Certain kinds of powerlessness, of course, are positive. When we follow a religion, we are required to strip ourselves of ego, submitting to a higher power. When we fall in love, we surrender ourselves to another person in a deliberate subjugation of our own needs.

Tennessee Williams gets at that second version of powerlessness in “A Streetcar Named Desire” (1947), a drama that functions as a fulcrum for the teeter-totter power plays between Blanche DuBois and Stanley Kowalski. Stanley seems to be the most powerful character; he’s big and buff and profane and “a little bit on the primitive side,” as Blanche complains to Stella, his wife, later adding, “There’s something downright bestial about him.”
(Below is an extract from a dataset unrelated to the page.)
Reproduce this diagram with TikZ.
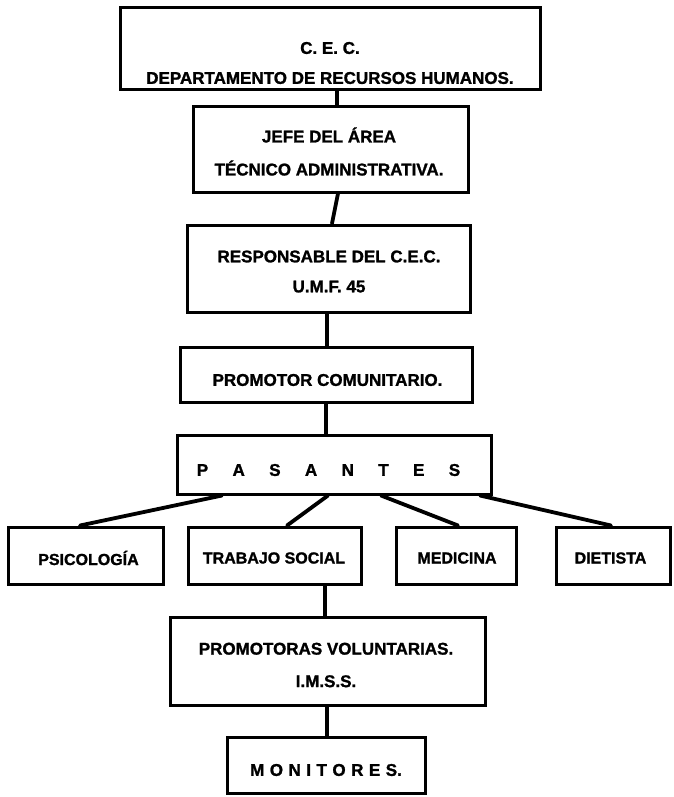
\documentclass[tikz,border=0pt]{standalone}
\usepackage{fontspec}
\setmainfont{Liberation Sans}[BoldFeatures={FakeBold=1.3}]
\usetikzlibrary{calc}
\newcommand{\psgap}{\hspace{24.4pt}}
\newcommand{\mogap}{\hspace{5.5pt}}
\begin{document}
\begin{tikzpicture}[x=1pt,y=-1pt]
\tikzset{
  box/.style={draw=black, line width=3pt, rectangle, inner sep=0pt},
  txt/.style={align=center, inner sep=0pt, font=\fontsize{17}{30}\selectfont\bfseries},
  txts/.style={align=center, inner sep=0pt, font=\fontsize{16}{20}\selectfont\bfseries},
  link/.style={line width=3.8pt, line cap=round}
}
\fill[white] (0,0) rectangle (673,797);
\useasboundingbox (0,0) rectangle (673,797);

% boxes
\node[box, minimum width=420pt, minimum height=82pt] (b1) at (330,49) {};
\node[txt] (t1) at (330,63) {C. E. C.\\DEPARTAMENTO DE RECURSOS HUMANOS.};

\node[box, minimum width=275pt, minimum height=85pt] (b2) at (330.5,149.5) {};
\node[txt] (t2) at (329,151.5) {JEFE DEL ÁREA\\[3pt]TÉCNICO ADMINISTRATIVA.};

\node[box, minimum width=283pt, minimum height=87pt] (b3) at (328.5,268.5) {};
\node[txt] (t3) at (329,271.5) {RESPONSABLE DEL C.E.C.\\U.M.F. 45};

\node[box, minimum width=292pt, minimum height=55pt] (b4) at (326,374.5) {};
\node[txt] (t4) at (327.5,380) {PROMOTOR COMUNITARIO.};

\node[box, minimum width=314pt, minimum height=59pt] (b5) at (334,464.5) {};
\node[txt] (t5) at (328.5,470) {P\psgap A\psgap S\psgap A\psgap N\psgap T\psgap E\psgap S};

\node[box, minimum width=155pt, minimum height=57pt] (psi) at (85.5,555.5) {};
\node[txts] (tpsi) at (88.5,558) {PSICOLOGÍA};

\node[box, minimum width=173pt, minimum height=57pt] (tra) at (274.5,555.5) {};
\node[txts] (ttra) at (274,558) {TRABAJO SOCIAL};

\node[box, minimum width=120pt, minimum height=57pt] (med) at (456,555.5) {};
\node[txts] (tmed) at (457,558) {MEDICINA};

\node[box, minimum width=114pt, minimum height=57pt] (die) at (613,555.5) {};
\node[txts] (tdie) at (610.5,558) {DIETISTA};

\node[box, minimum width=315pt, minimum height=88pt] (pro) at (327.5,661) {};
\node[txt] (tpro) at (326,665) {PROMOTORAS VOLUNTARIAS.\\[2.5pt]I.M.S.S.};

\node[box, minimum width=198pt, minimum height=56pt] (mon) at (326,765.5) {};
\node[txt] (tmon) at (326,770) {M\mogap O\mogap N\mogap I\mogap T\mogap O\mogap R\mogap E\mogap S.};

% connectors
\draw[link] ([xshift=7pt]b1.south) -- ([xshift=6.5pt]b2.north);
\draw[link] ([xshift=7.5pt]b2.south) -- ([xshift=3.5pt]b3.north);
\draw[link] ([xshift=-1.5pt]b3.south) -- ([xshift=1pt]b4.north);
\draw[link] ([xshift=0pt]b4.south) -- ([xshift=-8pt]b5.north);
\draw[link] ([xshift=-112pt]b5.south) -- ([xshift=-5.5pt]psi.north);
\draw[link] ([xshift=-6pt]b5.south) -- ([xshift=12.5pt]tra.north);
\draw[link] ([xshift=47pt]b5.south) -- ([xshift=2pt]med.north);
\draw[link] ([xshift=146pt]b5.south) -- ([xshift=-2pt]die.north);
\draw[link] ([xshift=50.5pt]tra.south) -- ([xshift=-2.5pt]pro.north);
\draw[link] ([xshift=-0.5pt]pro.south) -- ([xshift=1pt]mon.north);
\end{tikzpicture}
\end{document}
But this rough, hulking brute crumples like a wet bowling towel when he thinks Stella has left him. “Stella!” he cries. “My baby doll’s left me!” He’s a mess.

Just when we think we have Williams’ number — the powerful Stanley surely will crush the fragile, helpless Blanche — the playwright throws us a curve: Power is always relative. Not that Blanche will win, ultimately; but the easy polarities of power and powerlessness are rejected.

Similarly, the public power of Charles Foster Kane, the wealthy publisher whose story is told in “Citizen Kane,” is, at long last, far less important to him than a wisp of a memory from his childhood.

Presidential elections make us think about power and its responsibilities, which is a good thing, but the arts have been there all along, holding power up to the light and asking vital questions.

“All the King’s Men,” which is being made into yet another film, is the record of Willie Stark, a brilliant Southern politician whose soul ends up misshapen by his raging thirst for power. “But maybe it [political power] had taken him too long,” the narrator ruminates.

“If something takes too long, something happens to you. You become all and only the thing you want and nothing else, for you have paid too much for it, too much in wanting and too much in waiting and too much in getting.”